### Brief:
Quote all of the data that follows exactly as written, skipping the images.

### Dataset excerpt:
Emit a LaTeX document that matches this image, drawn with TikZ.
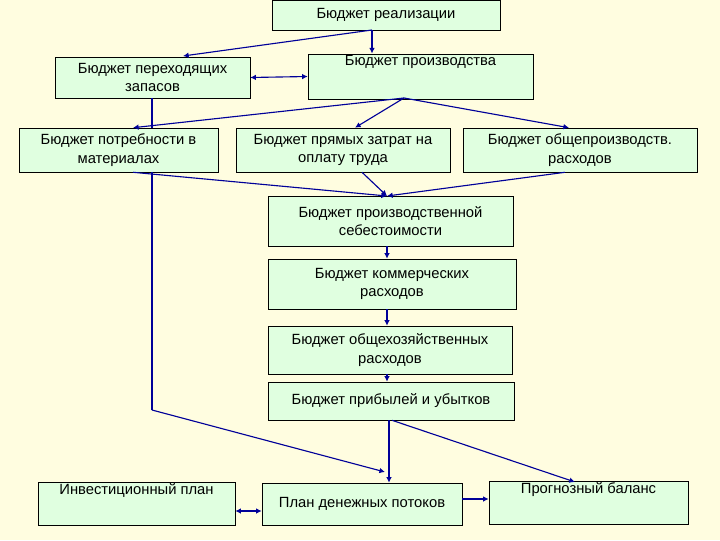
\documentclass[tikz,border=0pt]{standalone}
\usepackage{fontspec}
\setmainfont{Liberation Sans}
\usetikzlibrary{arrows.meta}

\tikzset{
    budget/.style={draw=black, fill=green!12, align=center, inner sep=1pt, font=\fontsize{10.5}{13}\selectfont},
    flow/.style={draw=blue!60!black, thick, -{Latex[length=4pt,width=4pt]}},
    flowline/.style={draw=blue!60!black, thick}
}

\begin{document}
\begin{tikzpicture}[x=0.025cm, y=-0.025cm]
    \fill[yellow!12] (0,0) rectangle (720,540);
    \useasboundingbox (0,0) rectangle (720,540);
    % boxes
    \node[budget, minimum width=228*0.025cm, minimum height=30*0.025cm] (sales) at (386,15) {Бюджет реализации};
    \node[budget, minimum width=195*0.025cm, minimum height=41*0.025cm] (stock) at (152.5,77.5) {Бюджет переходящих\\запасов};
    \node[budget, minimum width=225*0.025cm, minimum height=43*0.025cm] (prod) at (420.5,76.5) {Бюджет производства\\[10pt]};
    \node[budget, minimum width=199*0.025cm, minimum height=44*0.025cm] (mat) at (118.5,150) {Бюджет потребности в\\материалах};
    \node[budget, minimum width=214*0.025cm, minimum height=44*0.025cm] (labor) at (343,150) {Бюджет прямых затрат на\\оплату труда};
    \node[budget, minimum width=234*0.025cm, minimum height=44*0.025cm] (overh) at (580,150) {Бюджет общепроизводств.\\расходов};
    \node[budget, minimum width=245*0.025cm, minimum height=50*0.025cm] (cost) at (390.5,221) {Бюджет производственной\\себестоимости};
    \node[budget, minimum width=248*0.025cm, minimum height=50*0.025cm] (sell) at (392,284) {Бюджет коммерческих\\расходов};
    \node[budget, minimum width=244*0.025cm, minimum height=48*0.025cm] (admin) at (390,350) {Бюджет общехозяйственных\\расходов};
    \node[budget, minimum width=246*0.025cm, minimum height=38*0.025cm] (pl) at (391,401) {Бюджет прибылей и убытков};
    \node[budget, minimum width=197*0.025cm, minimum height=42*0.025cm] (invest) at (136.5,504) {Инвестиционный план\\[8pt]};
    \node[budget, minimum width=200*0.025cm, minimum height=42*0.025cm] (cash) at (362,504) {План денежных потоков};
    \node[budget, minimum width=199*0.025cm, minimum height=43*0.025cm] (bal) at (588.5,502.5) {Прогнозный баланс\\[8pt]};
    % connectors
    \coordinate (s0) at (372,30);
    \coordinate (p0) at (404,98);
    \coordinate (c0) at (387,196);
    \coordinate (m1) at (152,172);
    \coordinate (m2) at (152,410);
    \draw[flow] (s0) -- (prod.north -| s0);
    \draw[flow] (s0) -- (183,56);
    \draw[flow, {Latex[length=4pt,width=4pt]}-{Latex[length=4pt,width=4pt]}] (stock.east) -- (prod.west);
    \draw[flowline] (stock.south -| m1) -- (mat.north -| m1);
    \draw[flow] (p0) -- (mat.north -| 133,0);
    \draw[flow] (p0) -- (labor.north -| 355,0);
    \draw[flow] (p0) -- (overh.north -| 569,0);
    \draw[flow] (mat.south -| 133,0) -- (c0);
    \draw[flow] (labor.south -| 362,0) -- (c0);
    \draw[flow] (overh.south -| 565,0) -- (c0);
    \draw[flow] (cost.south -| c0) -- (sell.north -| c0);
    \draw[flow] (sell.south -| c0) -- (admin.north -| c0);
    \draw[flow] (admin.south -| c0) -- (pl.north -| c0);
    \draw[flowline] (m1) -- (m2);
    \draw[flow] (m2) -- (385,472);
    \draw[flow] (pl.south -| 389,0) -- (cash.north -| 389,0);
    \draw[flow] (pl.south -| 392,0) -- (575,482);
    \draw[flow, {Latex[length=4pt,width=4pt]}-{Latex[length=4pt,width=4pt]}] (invest.east |- 0,511) -- (cash.west |- 0,511);
    \draw[flow] (cash.east |- 0,499) -- (bal.west |- 0,499);
\end{tikzpicture}
\end{document}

### Solution to the problem:
Emit a LaTeX document that matches this image, drawn with TikZ.
\documentclass[tikz,border=0pt]{standalone}
\usepackage{fontspec}
\setmainfont{Liberation Sans}
\usetikzlibrary{arrows.meta}

\tikzset{
    budget/.style={draw=black, fill=green!12, align=center, inner sep=1pt, font=\fontsize{10.5}{13}\selectfont},
    flow/.style={draw=blue!60!black, thick, -{Latex[length=4pt,width=4pt]}},
    flowline/.style={draw=blue!60!black, thick}
}

\begin{document}
\begin{tikzpicture}[x=0.025cm, y=-0.025cm]
    \fill[yellow!12] (0,0) rectangle (720,540);
    \useasboundingbox (0,0) rectangle (720,540);
    % boxes
    \node[budget, minimum width=228*0.025cm, minimum height=30*0.025cm] (sales) at (386,15) {Бюджет реализации};
    \node[budget, minimum width=195*0.025cm, minimum height=41*0.025cm] (stock) at (152.5,77.5) {Бюджет переходящих\\запасов};
    \node[budget, minimum width=225*0.025cm, minimum height=43*0.025cm] (prod) at (420.5,76.5) {Бюджет производства\\[10pt]};
    \node[budget, minimum width=199*0.025cm, minimum height=44*0.025cm] (mat) at (118.5,150) {Бюджет потребности в\\материалах};
    \node[budget, minimum width=214*0.025cm, minimum height=44*0.025cm] (labor) at (343,150) {Бюджет прямых затрат на\\оплату труда};
    \node[budget, minimum width=234*0.025cm, minimum height=44*0.025cm] (overh) at (580,150) {Бюджет общепроизводств.\\расходов};
    \node[budget, minimum width=245*0.025cm, minimum height=50*0.025cm] (cost) at (390.5,221) {Бюджет производственной\\себестоимости};
    \node[budget, minimum width=248*0.025cm, minimum height=50*0.025cm] (sell) at (392,284) {Бюджет коммерческих\\расходов};
    \node[budget, minimum width=244*0.025cm, minimum height=48*0.025cm] (admin) at (390,350) {Бюджет общехозяйственных\\расходов};
    \node[budget, minimum width=246*0.025cm, minimum height=38*0.025cm] (pl) at (391,401) {Бюджет прибылей и убытков};
    \node[budget, minimum width=197*0.025cm, minimum height=42*0.025cm] (invest) at (136.5,504) {Инвестиционный план\\[8pt]};
    \node[budget, minimum width=200*0.025cm, minimum height=42*0.025cm] (cash) at (362,504) {План денежных потоков};
    \node[budget, minimum width=199*0.025cm, minimum height=43*0.025cm] (bal) at (588.5,502.5) {Прогнозный баланс\\[8pt]};
    % connectors
    \coordinate (s0) at (372,30);
    \coordinate (p0) at (404,98);
    \coordinate (c0) at (387,196);
    \coordinate (m1) at (152,172);
    \coordinate (m2) at (152,410);
    \draw[flow] (s0) -- (prod.north -| s0);
    \draw[flow] (s0) -- (183,56);
    \draw[flow, {Latex[length=4pt,width=4pt]}-{Latex[length=4pt,width=4pt]}] (stock.east) -- (prod.west);
    \draw[flowline] (stock.south -| m1) -- (mat.north -| m1);
    \draw[flow] (p0) -- (mat.north -| 133,0);
    \draw[flow] (p0) -- (labor.north -| 355,0);
    \draw[flow] (p0) -- (overh.north -| 569,0);
    \draw[flow] (mat.south -| 133,0) -- (c0);
    \draw[flow] (labor.south -| 362,0) -- (c0);
    \draw[flow] (overh.south -| 565,0) -- (c0);
    \draw[flow] (cost.south -| c0) -- (sell.north -| c0);
    \draw[flow] (sell.south -| c0) -- (admin.north -| c0);
    \draw[flow] (admin.south -| c0) -- (pl.north -| c0);
    \draw[flowline] (m1) -- (m2);
    \draw[flow] (m2) -- (385,472);
    \draw[flow] (pl.south -| 389,0) -- (cash.north -| 389,0);
    \draw[flow] (pl.south -| 392,0) -- (575,482);
    \draw[flow, {Latex[length=4pt,width=4pt]}-{Latex[length=4pt,width=4pt]}] (invest.east |- 0,511) -- (cash.west |- 0,511);
    \draw[flow] (cash.east |- 0,499) -- (bal.west |- 0,499);
\end{tikzpicture}
\end{document}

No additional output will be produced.